* TASK TO COMPLETE: Write out the entire listing below exactly, with the pictures left out.

* AVAILABLE DATA:

┄┄┄┄┄┄

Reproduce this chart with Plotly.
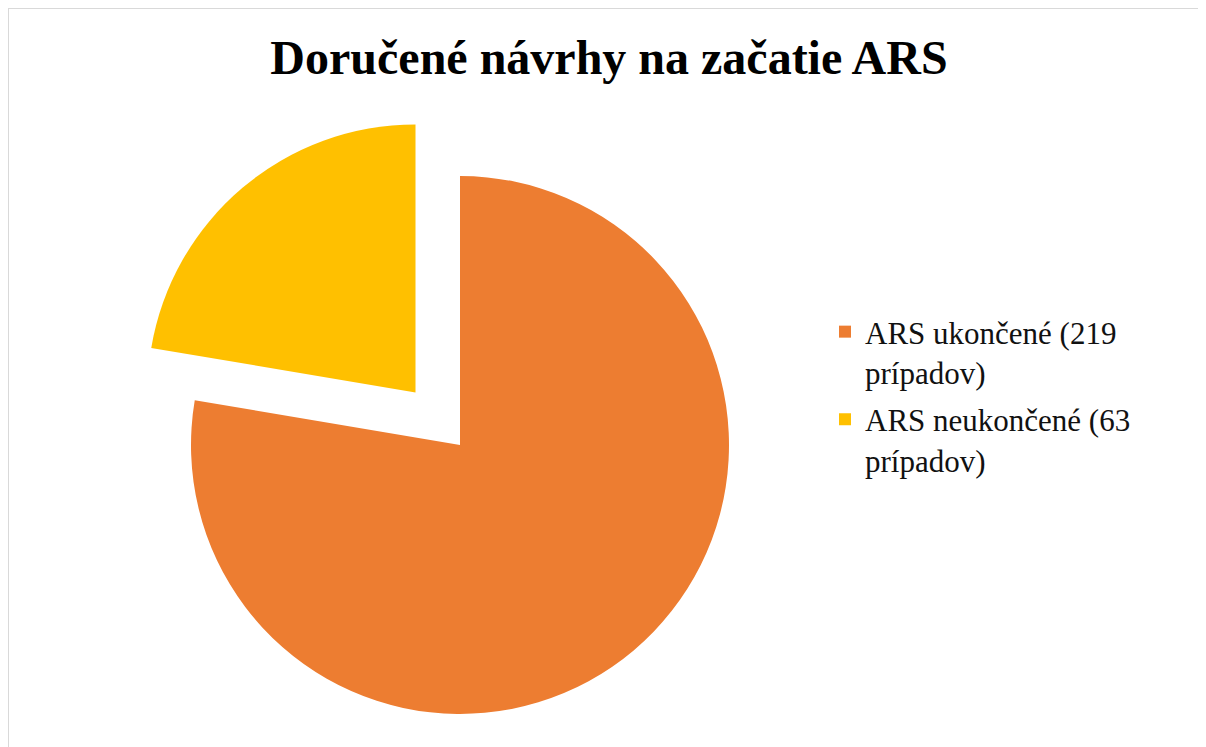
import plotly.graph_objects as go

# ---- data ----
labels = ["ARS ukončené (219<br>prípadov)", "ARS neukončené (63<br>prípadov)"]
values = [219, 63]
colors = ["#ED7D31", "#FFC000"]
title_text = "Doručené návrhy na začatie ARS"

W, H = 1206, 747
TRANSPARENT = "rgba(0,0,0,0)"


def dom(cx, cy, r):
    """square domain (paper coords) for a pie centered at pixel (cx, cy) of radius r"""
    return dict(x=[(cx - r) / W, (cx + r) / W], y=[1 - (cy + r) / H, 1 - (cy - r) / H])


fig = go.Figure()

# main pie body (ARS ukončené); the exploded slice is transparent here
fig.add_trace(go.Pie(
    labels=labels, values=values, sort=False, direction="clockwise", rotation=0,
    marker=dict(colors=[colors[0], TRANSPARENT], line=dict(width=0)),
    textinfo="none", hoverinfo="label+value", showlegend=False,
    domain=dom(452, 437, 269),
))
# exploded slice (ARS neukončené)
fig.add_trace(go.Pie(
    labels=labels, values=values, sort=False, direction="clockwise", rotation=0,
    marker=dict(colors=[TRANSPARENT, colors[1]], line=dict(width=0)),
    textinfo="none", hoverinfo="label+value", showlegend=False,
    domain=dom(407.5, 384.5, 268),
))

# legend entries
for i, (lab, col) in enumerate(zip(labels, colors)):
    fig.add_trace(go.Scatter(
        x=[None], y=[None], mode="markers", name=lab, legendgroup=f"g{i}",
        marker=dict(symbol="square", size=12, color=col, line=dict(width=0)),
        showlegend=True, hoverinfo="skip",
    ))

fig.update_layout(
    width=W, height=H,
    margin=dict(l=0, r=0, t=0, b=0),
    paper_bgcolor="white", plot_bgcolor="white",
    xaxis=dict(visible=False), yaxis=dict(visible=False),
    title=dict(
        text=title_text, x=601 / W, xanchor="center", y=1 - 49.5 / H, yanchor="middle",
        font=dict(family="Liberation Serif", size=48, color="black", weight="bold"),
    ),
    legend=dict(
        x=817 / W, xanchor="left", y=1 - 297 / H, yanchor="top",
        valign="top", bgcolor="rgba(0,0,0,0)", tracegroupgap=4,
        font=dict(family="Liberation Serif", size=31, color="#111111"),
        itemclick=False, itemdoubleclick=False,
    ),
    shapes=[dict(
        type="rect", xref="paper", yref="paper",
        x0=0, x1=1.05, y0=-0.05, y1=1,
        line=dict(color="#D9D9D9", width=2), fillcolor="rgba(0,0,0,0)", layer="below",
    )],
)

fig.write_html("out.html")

┄┄┄┄┄┄

* ANSWER FOR THE TASK:
Reproduce this chart with Plotly.
import plotly.graph_objects as go

# ---- data ----
labels = ["ARS ukončené (219<br>prípadov)", "ARS neukončené (63<br>prípadov)"]
values = [219, 63]
colors = ["#ED7D31", "#FFC000"]
title_text = "Doručené návrhy na začatie ARS"

W, H = 1206, 747
TRANSPARENT = "rgba(0,0,0,0)"


def dom(cx, cy, r):
    """square domain (paper coords) for a pie centered at pixel (cx, cy) of radius r"""
    return dict(x=[(cx - r) / W, (cx + r) / W], y=[1 - (cy + r) / H, 1 - (cy - r) / H])


fig = go.Figure()

# main pie body (ARS ukončené); the exploded slice is transparent here
fig.add_trace(go.Pie(
    labels=labels, values=values, sort=False, direction="clockwise", rotation=0,
    marker=dict(colors=[colors[0], TRANSPARENT], line=dict(width=0)),
    textinfo="none", hoverinfo="label+value", showlegend=False,
    domain=dom(452, 437, 269),
))
# exploded slice (ARS neukončené)
fig.add_trace(go.Pie(
    labels=labels, values=values, sort=False, direction="clockwise", rotation=0,
    marker=dict(colors=[TRANSPARENT, colors[1]], line=dict(width=0)),
    textinfo="none", hoverinfo="label+value", showlegend=False,
    domain=dom(407.5, 384.5, 268),
))

# legend entries
for i, (lab, col) in enumerate(zip(labels, colors)):
    fig.add_trace(go.Scatter(
        x=[None], y=[None], mode="markers", name=lab, legendgroup=f"g{i}",
        marker=dict(symbol="square", size=12, color=col, line=dict(width=0)),
        showlegend=True, hoverinfo="skip",
    ))

fig.update_layout(
    width=W, height=H,
    margin=dict(l=0, r=0, t=0, b=0),
    paper_bgcolor="white", plot_bgcolor="white",
    xaxis=dict(visible=False), yaxis=dict(visible=False),
    title=dict(
        text=title_text, x=601 / W, xanchor="center", y=1 - 49.5 / H, yanchor="middle",
        font=dict(family="Liberation Serif", size=48, color="black", weight="bold"),
    ),
    legend=dict(
        x=817 / W, xanchor="left", y=1 - 297 / H, yanchor="top",
        valign="top", bgcolor="rgba(0,0,0,0)", tracegroupgap=4,
        font=dict(family="Liberation Serif", size=31, color="#111111"),
        itemclick=False, itemdoubleclick=False,
    ),
    shapes=[dict(
        type="rect", xref="paper", yref="paper",
        x0=0, x1=1.05, y0=-0.05, y1=1,
        line=dict(color="#D9D9D9", width=2), fillcolor="rgba(0,0,0,0)", layer="below",
    )],
)

fig.write_html("out.html")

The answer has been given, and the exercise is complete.